**Task data:**
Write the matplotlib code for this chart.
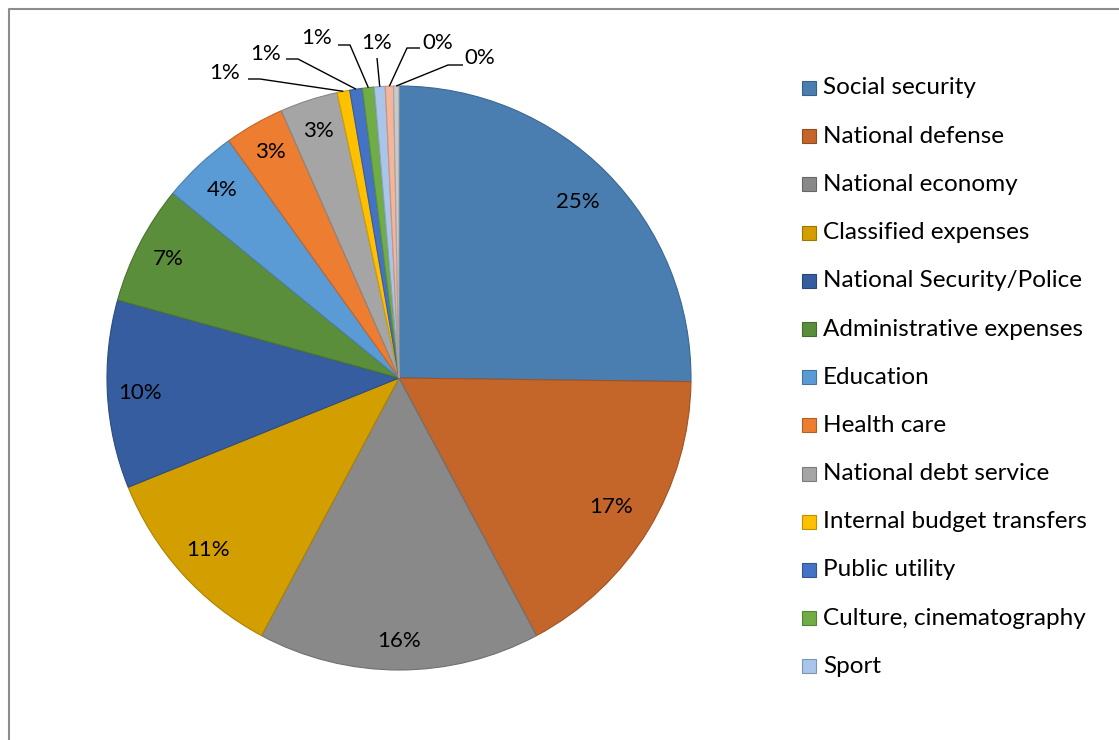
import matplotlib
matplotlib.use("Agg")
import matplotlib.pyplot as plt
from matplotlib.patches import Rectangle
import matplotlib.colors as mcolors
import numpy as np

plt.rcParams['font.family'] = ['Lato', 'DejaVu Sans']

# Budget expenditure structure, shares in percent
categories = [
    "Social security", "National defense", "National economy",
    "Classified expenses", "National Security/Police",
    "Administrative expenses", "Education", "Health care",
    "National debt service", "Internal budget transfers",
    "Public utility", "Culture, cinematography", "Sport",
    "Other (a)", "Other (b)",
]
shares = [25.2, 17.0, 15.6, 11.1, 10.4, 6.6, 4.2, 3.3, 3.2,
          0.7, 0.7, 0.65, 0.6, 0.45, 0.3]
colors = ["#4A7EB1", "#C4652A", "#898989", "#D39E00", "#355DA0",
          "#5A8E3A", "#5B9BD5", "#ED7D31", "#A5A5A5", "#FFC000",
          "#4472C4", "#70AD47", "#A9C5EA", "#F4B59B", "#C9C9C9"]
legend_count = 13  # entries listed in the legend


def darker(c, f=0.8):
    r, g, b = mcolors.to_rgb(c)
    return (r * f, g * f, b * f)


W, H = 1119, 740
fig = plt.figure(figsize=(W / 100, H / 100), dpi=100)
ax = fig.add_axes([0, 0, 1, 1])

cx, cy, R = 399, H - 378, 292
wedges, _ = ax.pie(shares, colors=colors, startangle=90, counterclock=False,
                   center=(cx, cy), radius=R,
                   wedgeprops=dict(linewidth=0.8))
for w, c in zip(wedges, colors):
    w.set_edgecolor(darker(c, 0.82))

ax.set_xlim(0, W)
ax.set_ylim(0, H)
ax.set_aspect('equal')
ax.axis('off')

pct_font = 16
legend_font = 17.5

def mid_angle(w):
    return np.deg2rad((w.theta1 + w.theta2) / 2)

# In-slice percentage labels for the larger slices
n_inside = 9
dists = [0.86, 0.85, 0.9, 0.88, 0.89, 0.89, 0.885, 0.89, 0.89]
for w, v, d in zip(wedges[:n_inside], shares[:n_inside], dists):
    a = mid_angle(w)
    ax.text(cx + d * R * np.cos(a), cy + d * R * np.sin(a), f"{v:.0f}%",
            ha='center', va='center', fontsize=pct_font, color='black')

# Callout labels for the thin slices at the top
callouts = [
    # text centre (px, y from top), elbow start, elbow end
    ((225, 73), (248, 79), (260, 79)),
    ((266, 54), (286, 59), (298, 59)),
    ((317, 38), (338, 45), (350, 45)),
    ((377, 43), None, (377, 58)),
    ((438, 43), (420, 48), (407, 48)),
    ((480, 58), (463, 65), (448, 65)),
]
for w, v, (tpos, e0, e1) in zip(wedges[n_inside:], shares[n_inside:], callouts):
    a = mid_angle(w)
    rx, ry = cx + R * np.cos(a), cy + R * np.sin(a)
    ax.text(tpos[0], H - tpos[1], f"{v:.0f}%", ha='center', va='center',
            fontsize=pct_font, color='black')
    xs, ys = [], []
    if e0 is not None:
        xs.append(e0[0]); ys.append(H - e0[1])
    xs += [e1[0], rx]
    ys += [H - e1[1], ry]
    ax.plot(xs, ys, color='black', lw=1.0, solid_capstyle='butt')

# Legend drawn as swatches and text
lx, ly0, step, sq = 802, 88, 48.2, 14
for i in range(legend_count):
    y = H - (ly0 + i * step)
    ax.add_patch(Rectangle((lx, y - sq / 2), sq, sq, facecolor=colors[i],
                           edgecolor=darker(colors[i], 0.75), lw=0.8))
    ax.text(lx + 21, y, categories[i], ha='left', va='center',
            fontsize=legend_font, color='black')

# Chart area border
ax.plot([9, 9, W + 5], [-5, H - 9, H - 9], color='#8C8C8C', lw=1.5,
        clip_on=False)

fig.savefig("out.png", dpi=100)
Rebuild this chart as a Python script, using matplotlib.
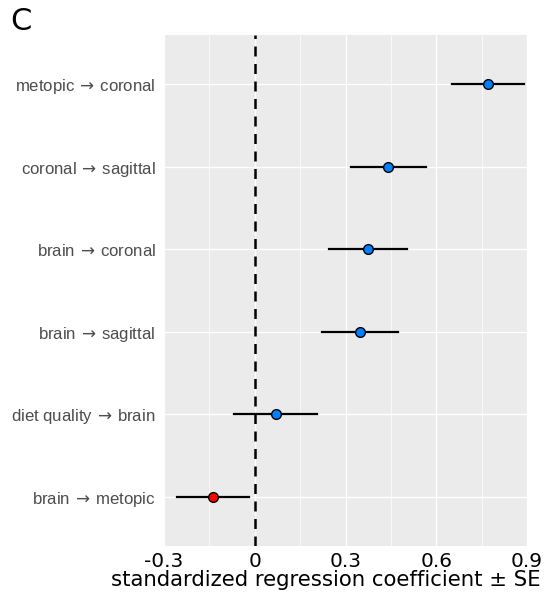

**Prompt:** Tell how many lines in the material above include the word "matplotlib", giving the number only.

**Task answer:** 7